2. One signed original and four conformed copies of this form and amendments
thereto must be completed and filed with the Securities and Exchange
Commission, Washington, D.C. 20549, in accordance with Rule 0-3 of the
General Rules and Regulations under the Act. The information contained in
or filed with the form will be made a matter of public record in the
Commission Files.
3. A manually signed copy of the form and amendments thereto shall be filed
with each national securities exchange on which any class of securities of
the registrant is registered.
4. Amendments to the notifications must also be filed on Form 12b-25 but need
not restate information that has been correctly furnished. The form shall
be clearly identified as an amended notification.
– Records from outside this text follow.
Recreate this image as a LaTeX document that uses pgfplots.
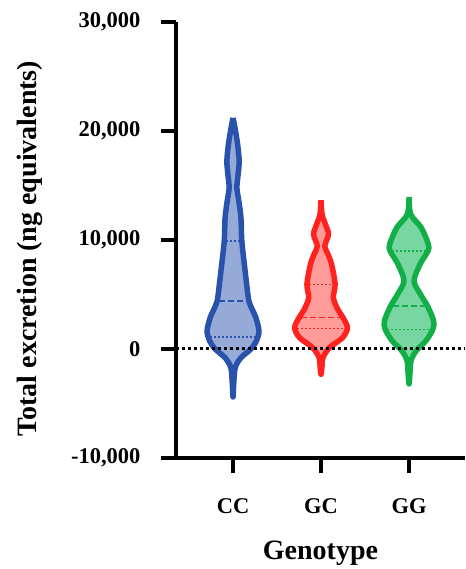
\documentclass[border=0pt]{standalone}
\usepackage{fontspec}
\setmainfont{Liberation Serif}
\usepackage{pgfplots}
\pgfplotsset{compat=1.18}
\definecolor{cblue}{RGB}{40,82,172}
\definecolor{cbluef}{RGB}{150,170,215}
\definecolor{cred}{RGB}{255,34,30}
\definecolor{credf}{RGB}{255,155,152}
\definecolor{cgreen}{RGB}{18,174,72}
\definecolor{cgreenf}{RGB}{120,215,160}
\begin{document}
\begin{tikzpicture}
\begin{axis}[
  scale only axis, width=289pt, height=436pt,
  xmin=-0.648, xmax=2.636, ymin=-10000, ymax=30000,
  axis x line=bottom, axis y line=left,
  axis line style={-, line width=4.5pt},
  xtick={0,1,2}, xticklabels={CC,GC,GG},
  ytick={-10000,0,10000,20000,30000},
  tick style={line width=4.5pt, black},
  tick align=outside, major tick length=15pt,
  scaled y ticks=false,
  /pgf/number format/.cd, 1000 sep={,}, assume math mode=true, /pgfplots/.cd,
  tick label style={font=\fontsize{22.5}{26}\selectfont\bfseries},
  yticklabel style={xshift=-17pt},
  xticklabel style={yshift=-22pt},
  label style={font=\fontsize{28}{32}\selectfont\bfseries},
  xlabel={Genotype},
  ylabel={Total excretion (ng equivalents)},
  xlabel style={at={(axis description cs:0.5,0)}, anchor=center, yshift=-95pt},
  ylabel style={at={(axis description cs:-0.505,0.48)}, anchor=center},
  clip=false,
]
% CC violin
\addplot[smooth, draw=cblue, fill=cbluef, line width=5.5pt, line join=round] coordinates {
(0,21200) (0.022,20290) (0.052,18770) (0.07,17240) (0.058,16020) (0.044,14790) (0.066,13570) (0.09,12040) (0.10,9900) (0.133,7460) (0.155,5930) (0.18,4400) (0.22,3600) (0.26,2870) (0.295,1650) (0.265,730) (0.2,-30) (0.09,-800) (0.025,-1710) (0.008,-3200)
(0,-4400)
(-0.008,-3200) (-0.025,-1710) (-0.09,-800) (-0.2,-30) (-0.265,730) (-0.295,1650) (-0.26,2870) (-0.22,3600) (-0.18,4400) (-0.155,5930) (-0.133,7460) (-0.10,9900) (-0.09,12040) (-0.066,13570) (-0.044,14790) (-0.058,16020) (-0.07,17240) (-0.052,18770) (-0.022,20290) (0,21200)
};
% GC violin
\addplot[smooth, draw=cred, fill=credf, line width=5.5pt, line join=round] coordinates {
(1,13650) (1.012,12350) (1.05,11430) (1.085,10520) (1.042,9440) (1.08,8680) (1.12,7770) (1.16,5930) (1.14,4700) (1.19,3640) (1.25,2870) (1.30,1950) (1.245,1040) (1.095,120) (1.022,-800) (1.01,-1710)
(1,-2320)
(0.99,-1710) (0.978,-800) (0.905,120) (0.755,1040) (0.70,1950) (0.75,2870) (0.81,3640) (0.86,4700) (0.84,5930) (0.88,7770) (0.92,8680) (0.958,9440) (0.915,10520) (0.95,11430) (0.988,12350) (1,13650)
};
% GG violin
\addplot[smooth, draw=cgreen, fill=cgreenf, line width=5.5pt, line join=round] coordinates {
(2,13950) (2.02,12350) (2.14,11120) (2.22,9600) (2.215,8990) (2.125,7770) (2.057,6240) (2.13,5020) (2.21,3940) (2.28,2570) (2.27,1800) (2.19,730) (2.08,-180) (2.022,-1100) (2.01,-2320)
(2,-3200)
(1.99,-2320) (1.978,-1100) (1.92,-180) (1.81,730) (1.73,1800) (1.72,2570) (1.79,3940) (1.87,5020) (1.943,6240) (1.875,7770) (1.785,8990) (1.78,9600) (1.86,11120) (1.98,12350) (2,13950)
};
% quartiles CC
\addplot[cblue, line width=1.5pt, dash pattern=on 2pt off 2pt] coordinates {(-0.075,9900) (0.075,9900)};
\addplot[cblue, line width=1.5pt, dash pattern=on 6pt off 3pt] coordinates {(-0.155,4400) (0.155,4400)};
\addplot[cblue, line width=1.5pt, dash pattern=on 2pt off 2pt] coordinates {(-0.26,1100) (0.26,1100)};
% quartiles GC
\addplot[cred, line width=1.5pt, dash pattern=on 2pt off 2pt] coordinates {(0.865,5930) (1.135,5930)};
\addplot[cred, line width=1.5pt, dash pattern=on 6pt off 3pt] coordinates {(0.775,2870) (1.225,2870)};
\addplot[cred, line width=1.5pt, dash pattern=on 2pt off 2pt] coordinates {(0.725,1900) (1.275,1900)};
% quartiles GG
\addplot[cgreen, line width=1.5pt, dash pattern=on 2pt off 2pt] coordinates {(1.81,8990) (2.19,8990)};
\addplot[cgreen, line width=1.5pt, dash pattern=on 6pt off 3pt] coordinates {(1.815,3940) (2.185,3940)};
\addplot[cgreen, line width=1.5pt, dash pattern=on 2pt off 2pt] coordinates {(1.755,1800) (2.245,1800)};
% zero line
\addplot[black, line width=3pt, dash pattern=on 3pt off 3pt] coordinates {(-0.648,0) (2.636,0)};
\coordinate (bl) at (rel axis cs:0,0);
\coordinate (tr) at (rel axis cs:1,1);
\end{axis}
\pgfresetboundingbox
\path ([shift={(-176pt,-111pt)}]bl) rectangle ([shift={(0pt,22pt)}]tr);
\end{tikzpicture}
\end{document}
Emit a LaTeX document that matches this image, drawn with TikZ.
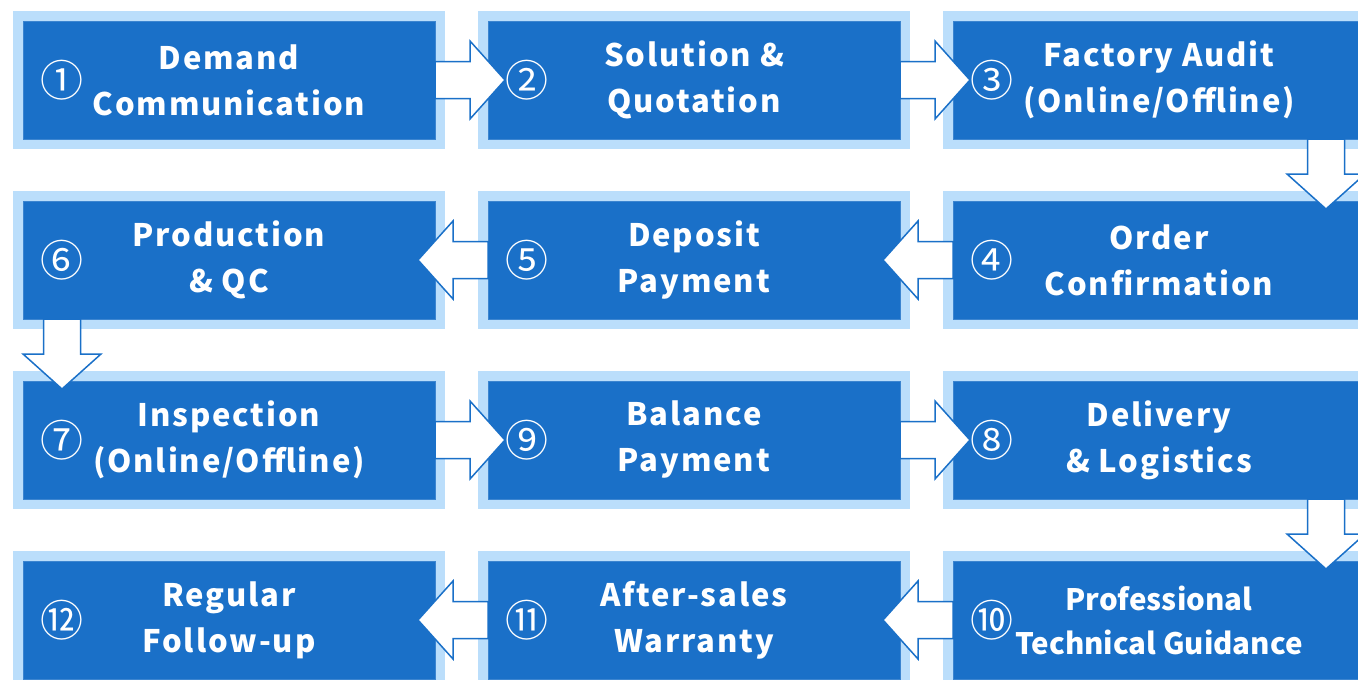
\documentclass[tikz,border=0pt]{standalone}
\usepackage{fontspec}
\usetikzlibrary{calc, positioning}
\newfontfamily\boxfont[LetterSpace=6]{Noto Sans CJK SC}
\newfontfamily\plainfont{Noto Sans CJK SC}
\definecolor{boxBlue}{HTML}{1A70C8}
\definecolor{frameBlue}{HTML}{BBDEFB}
\tikzset{
    flowBox/.style={rectangle, fill=boxBlue, draw=boxBlue!85!white, line width=0.8pt, minimum width=412pt, minimum height=118pt, inner sep=0pt, outer sep=0pt, text=white, align=center, font=\boxfont\bfseries\fontsize{31}{46}\selectfont, preaction={draw=frameBlue, line width=20pt}},
    numMark/.style={text=white, inner sep=0pt, font=\plainfont\fontsize{43}{43}\selectfont},
    flowArrow/.style={draw=boxBlue, fill=white, line width=1.5pt, line join=miter},
}
\newcommand{\flowStep}[5][]{% options, name, position, number, text
    \node[flowBox, #1] (#2) at (#3) {#5};
    \node[numMark] (#2n) at ($(#2.west)+(39,0)$) {#4};
}
\newcommand{\blockArrow}[2]{% start point, direction
    \begin{scope}[shift={(#1)}, rotate=#2]
        \draw[flowArrow] (0,18.5) -- (35,18.5) -- (35,39) -- (70,0) -- (35,-39) -- (35,-18.5) -- (0,-18.5) -- cycle;
    \end{scope}
}

\begin{document}
\begin{tikzpicture}[x=1pt, y=1pt]
    \useasboundingbox (0,0) rectangle (1358,-680);

    % row 1
    \flowStep{s1}{229,-80}{①}{Demand\\Communication}
    \flowStep{s2}{694,-80}{②}{Solution \&\\Quotation}
    \flowStep{s3}{1159,-80}{③}{Factory Audit\\(Online/Offline)}
    % row 2
    \flowStep{s6}{229,-260}{⑥}{Production\\\& QC}
    \flowStep{s5}{694,-260}{⑤}{Deposit\\Payment}
    \flowStep{s4}{1159,-260}{④}{Order\\Confirmation}
    % row 3
    \flowStep{s7}{229,-440}{⑦}{Inspection\\(Online/Offline)}
    \flowStep{s9}{694,-440}{⑨}{Balance\\Payment}
    \flowStep{s8}{1159,-440}{⑧}{Delivery\\\& Logistics}
    % row 4
    \flowStep{s12}{229,-620}{⑫}{Regular\\Follow-up}
    \flowStep{s11}{694,-620}{⑪}{After-sales\\Warranty}
    \flowStep[font=\plainfont\bfseries\fontsize{29.5}{44}\selectfont]{s10}{1159,-620}{⑩}{Professional\\Technical Guidance}

    % arrows
    \blockArrow{s1.east}{0}
    \blockArrow{s2.east}{0}
    \blockArrow{$(s3.south east)+(-39,0)$}{-90}
    \blockArrow{s4.west}{180}
    \blockArrow{s5.west}{180}
    \blockArrow{$(s6.south west)+(39,0)$}{-90}
    \blockArrow{s7.east}{0}
    \blockArrow{s9.east}{0}
    \blockArrow{$(s8.south east)+(-39,0)$}{-90}
    \blockArrow{s10.west}{180}
    \blockArrow{s11.west}{180}

\end{tikzpicture}
\end{document}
5. Electronic Filers. This form shall not be used by electronic filers unable
to timely file a report solely due to electronic difficulties. Filers
unable to submit a report within the time period prescribed due to
difficulties in electronic filing should comply with either Rule 201 or
Rule 202 of Regulation S-T or apply for an adjustment in filing date
pursuant to Rule 13(b) of Regulation S-T.